ABSTRACT
Introduction
Psychiatric disorders are a leading cause of disability worldwide, calling for an urgent need for new treatments, early detection, early intervention, and precision medicine. Drug discovery and development in psychiatry continues to expand in new and exciting areas, with several new medications approved for psychiatric indications by the U.S. Food and Drug Administration (FDA) in the last 5 years.
Areas covered
In this review, the authors summarize recent new drug approvals and new molecular mechanisms in Phase 1–3 clinical development for psychiatric disorders. Advances in human genetics-driven target identification, emergent technologies such as artificial intelligence-enabled drug discovery, digital health technologies, and biomarker tools and strategies for testing novel mechanisms are highlighted.
Expert opinion
There continues to be a need for research focused on understanding the natural history, developmental trajectory, and pathophysiology of psychiatric disorders to identify new molecular and circuit-based targets. Looking to the future, a vision of precision psychiatry is emerging, taking advantage of advances in genetics, digital technology, and multimodal biomarkers to accelerate the development of next-generation therapies for individuals living with mental illnesses.
Article highlights
Drug discovery and development in psychiatry continues to expand in new and exciting areas, with 15 new medications approved for psychiatric indications by the U.S. Food and Drug Administration (FDA) in the last 5 years.
Six New Drug Applications have been submitted and are under review by the FDA for major depressive disorder, postpartum depression, schizophrenia, and post-traumatic stress disorder.
The psychiatric drug development pipeline contains 118 potential new medicines with novel mechanisms in Phase 1–3 development by pharmaceutical companies, including 44 for depression, 29 for schizophrenia, 23 for anxiety disorders, 9 for bipolar disorder, 6 for attention deficit hyperactivity disorder, and 7 for other neuropsychiatric disorder indications.
Advances in human genetic association studies have identified hundreds of genes and protein-coding variants involved in fundamental processes of neuronal synaptic biology, differentiation, and transmission which can be leveraged to discover new therapeutic targets.

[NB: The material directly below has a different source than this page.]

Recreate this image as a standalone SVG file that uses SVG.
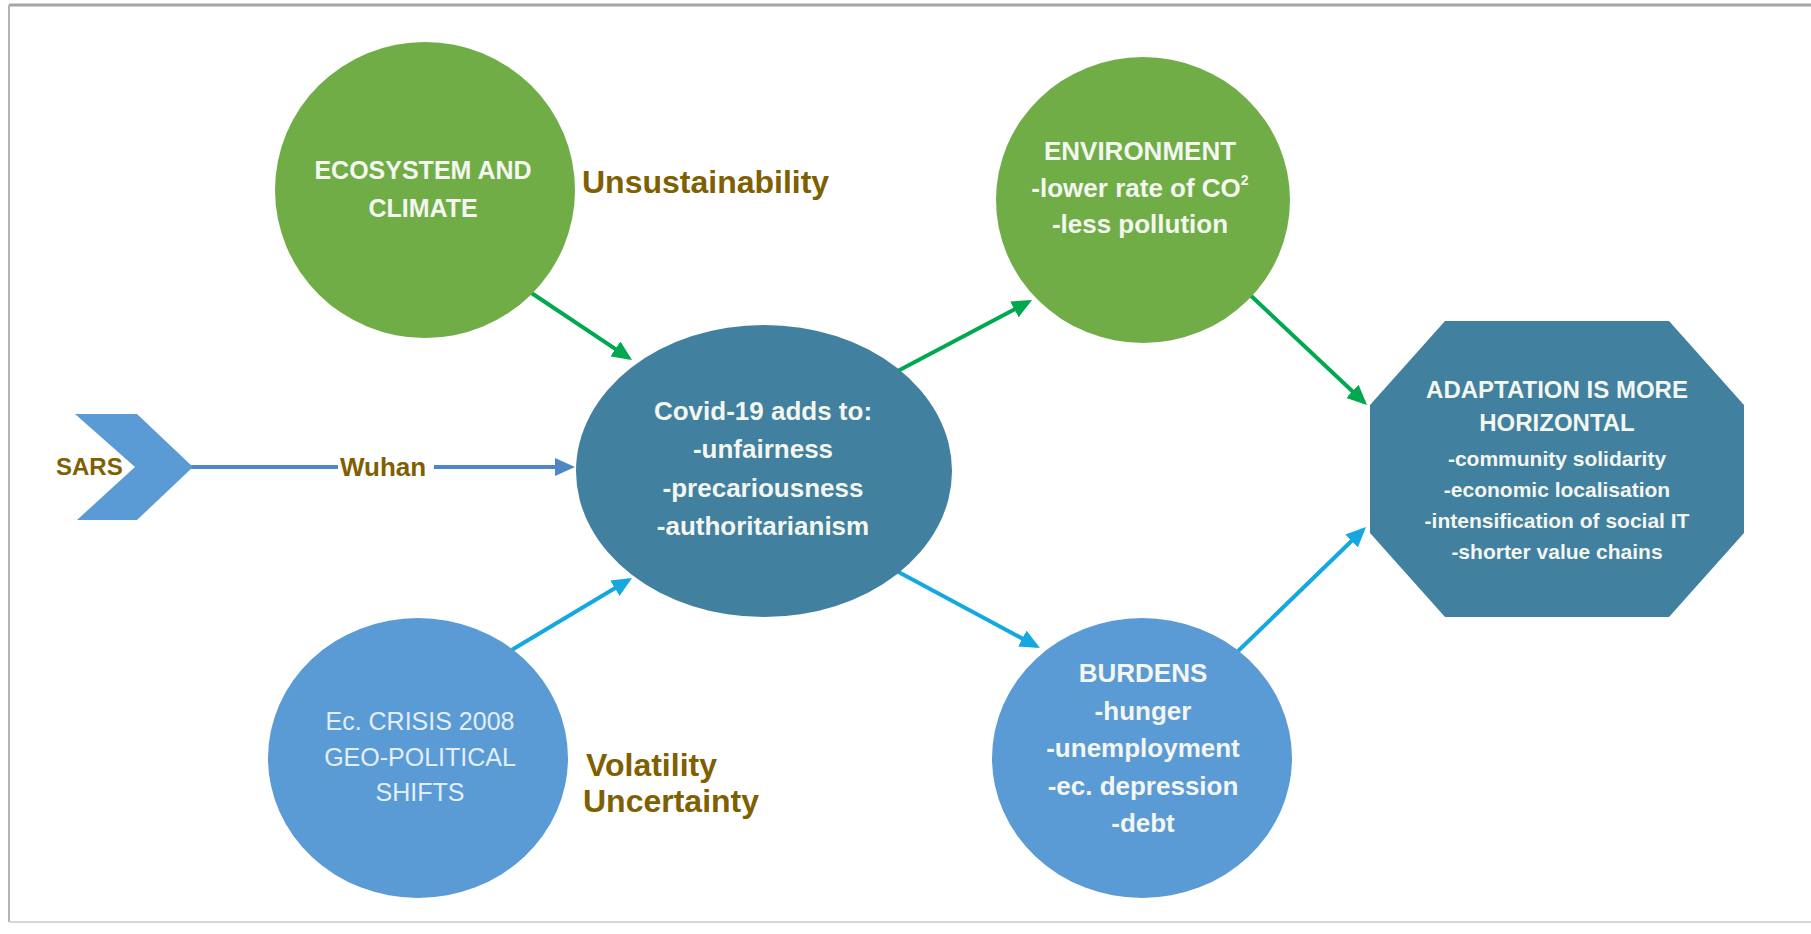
<svg xmlns="http://www.w3.org/2000/svg" width="1811" height="934" viewBox="0 0 1811 934">
<style>
.bg{fill:#ffffff}
.frame{stroke:#a6a6a6;fill:none}
.green{fill:#70ad47}
.teal{fill:#41809f}
.blue{fill:#5b9bd5}
.nt{font-family:"Liberation Sans",Arial,sans-serif;font-weight:bold;fill:#f4f6f0;text-anchor:middle}
.nr{font-family:"Liberation Sans",Arial,sans-serif;fill:#e2eef8;text-anchor:middle}
.lbl{font-family:"Liberation Sans",Arial,sans-serif;font-weight:bold;fill:#7f6000}
.cg{stroke:#00a850;stroke-width:4;fill:none}
.cb{stroke:#14a8e0;stroke-width:4;fill:none}
.cw{stroke:#4f86c6;stroke-width:4;fill:none}
</style>
<defs>
<marker id="ag" markerUnits="userSpaceOnUse" viewBox="0 0 20 18" refX="16" refY="9" markerWidth="20" markerHeight="18" orient="auto"><path d="M0,0 L20,9 L0,18 Z" fill="#00a850"/></marker>
<marker id="ab" markerUnits="userSpaceOnUse" viewBox="0 0 20 18" refX="16" refY="9" markerWidth="20" markerHeight="18" orient="auto"><path d="M0,0 L20,9 L0,18 Z" fill="#14a8e0"/></marker>
<marker id="aw" markerUnits="userSpaceOnUse" viewBox="0 0 20 18" refX="16" refY="9" markerWidth="20" markerHeight="18" orient="auto"><path d="M0,0 L20,9 L0,18 Z" fill="#4f86c6"/></marker>
</defs>
<rect class="bg" x="0" y="0" width="1811" height="934"/>
<g id="frame">
<line x1="9" y1="5" x2="1811" y2="5" stroke="#a6a6a6" stroke-width="3"/>
<line x1="9" y1="5" x2="9" y2="922" stroke="#b4b4b4" stroke-width="2"/>
<line x1="9" y1="922" x2="1811" y2="922" stroke="#d6d6d6" stroke-width="2"/>
</g>
<g id="connectors">
<path class="cg" d="M530,292 L628.7,357.8" marker-end="url(#ag)"/>
<path class="cg" d="M894,373 L1028.5,301.9" marker-end="url(#ag)"/>
<path class="cg" d="M1248,293 L1364.1,402.3" marker-end="url(#ag)"/>
<path class="cb" d="M510,651 L628.6,580" marker-end="url(#ab)"/>
<path class="cb" d="M891,568 L1036.4,646.1" marker-end="url(#ab)"/>
<path class="cb" d="M1233,656 L1363.1,529.8" marker-end="url(#ab)"/>
<path class="cw" d="M190,467 H338 M434,467 H571" marker-end="url(#aw)"/>
</g>
<g id="ecosystem">
<ellipse class="green" cx="425" cy="190" rx="150" ry="148"/>
<text class="nt" font-size="25" x="423" y="179">ECOSYSTEM AND</text>
<text class="nt" font-size="25" x="423" y="217">CLIMATE</text>
</g>
<g id="unsustainability">
<text class="lbl" font-size="32" x="582" y="193">Unsustainability</text>
</g>
<g id="environment">
<ellipse class="green" cx="1143" cy="200" rx="147" ry="143"/>
<text class="nt" font-size="26" x="1140" y="160">ENVIRONMENT</text>
<text class="nt" font-size="26" x="1140" y="197">-lower rate of CO<tspan font-size="14" dy="-12">2</tspan></text>
<text class="nt" font-size="26" x="1140" y="233">-less pollution</text>
</g>
<g id="covid">
<ellipse class="teal" cx="764" cy="471" rx="188" ry="146"/>
<text class="nt" font-size="26" x="763" y="420">Covid-19 adds to:</text>
<text class="nt" font-size="26" x="763" y="458">-unfairness</text>
<text class="nt" font-size="26" x="763" y="497">-precariousness</text>
<text class="nt" font-size="26" x="763" y="535">-authoritarianism</text>
</g>
<g id="sars">
<polygon class="blue" points="75,414 137,414 193,467 137,520 77,520 135,467"/>
<text class="lbl" font-size="24" x="56" y="475">SARS</text>
</g>
<g id="wuhan">
<text class="lbl" font-size="26" x="340" y="476">Wuhan</text>
</g>
<g id="crisis">
<ellipse class="blue" cx="418" cy="758" rx="150" ry="140"/>
<text class="nr" font-size="25" x="420" y="730">Ec. CRISIS 2008</text>
<text class="nr" font-size="25" x="420" y="766">GEO-POLITICAL</text>
<text class="nr" font-size="25" x="420" y="801">SHIFTS</text>
</g>
<g id="volatility">
<text class="lbl" font-size="32" x="586" y="776">Volatility</text>
<text class="lbl" font-size="32" x="583" y="812">Uncertainty</text>
</g>
<g id="burdens">
<ellipse class="blue" cx="1142" cy="758" rx="150" ry="140"/>
<text class="nt" font-size="26" x="1143" y="682">BURDENS</text>
<text class="nt" font-size="26" x="1143" y="720">-hunger</text>
<text class="nt" font-size="26" x="1143" y="757">-unemployment</text>
<text class="nt" font-size="26" x="1143" y="795">-ec. depression</text>
<text class="nt" font-size="26" x="1143" y="832">-debt</text>
</g>
<g id="adaptation">
<polygon class="teal" points="1445,321 1669,321 1744,405 1744,533 1669,617 1445,617 1370,533 1370,405"/>
<text class="nt" font-size="24" x="1557" y="398">ADAPTATION IS MORE</text>
<text class="nt" font-size="24" x="1557" y="431">HORIZONTAL</text>
<text class="nt" font-size="21" x="1557" y="466">-community solidarity</text>
<text class="nt" font-size="21" x="1557" y="497">-economic localisation</text>
<text class="nt" font-size="21" x="1557" y="528">-intensification of social IT</text>
<text class="nt" font-size="21" x="1557" y="559">-shorter value chains</text>
</g>
</svg>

Emergent technologies, including artificial intelligence-enabled drug discovery, digital health technologies to enable testing of novel mechanism, and biomarker tools and strategies for disease phenotyping, stratification, and staging are enabling the discovery and development of novel mechanisms.
A vision of precision psychiatry is emerging, engaging genetics, digital technology, and multimodal biomarkers to spur the development of next-generation therapies for early intervention, maximal clinical benefit, and reduction of disease burden in individuals living with mental illnesses.
Declaration of interest
All authors are employees of the National Institute of Mental Health (NIMH). SH Lisanby additionally is an inventor of patents and has patent applications on electrical and magnetic brain stimulation therapy systems held by the National Institutes of Health and Columbia University and does not receive royalties. The authors have no other relevant affiliations or financial involvement with any organization or entity with a financial interest in or financial conflict with the subject matter or materials discussed in the manuscript apart from those disclosed.
Reviewer disclosures
Peer reviewers on this manuscript have no relevant financial or other relationships to disclose.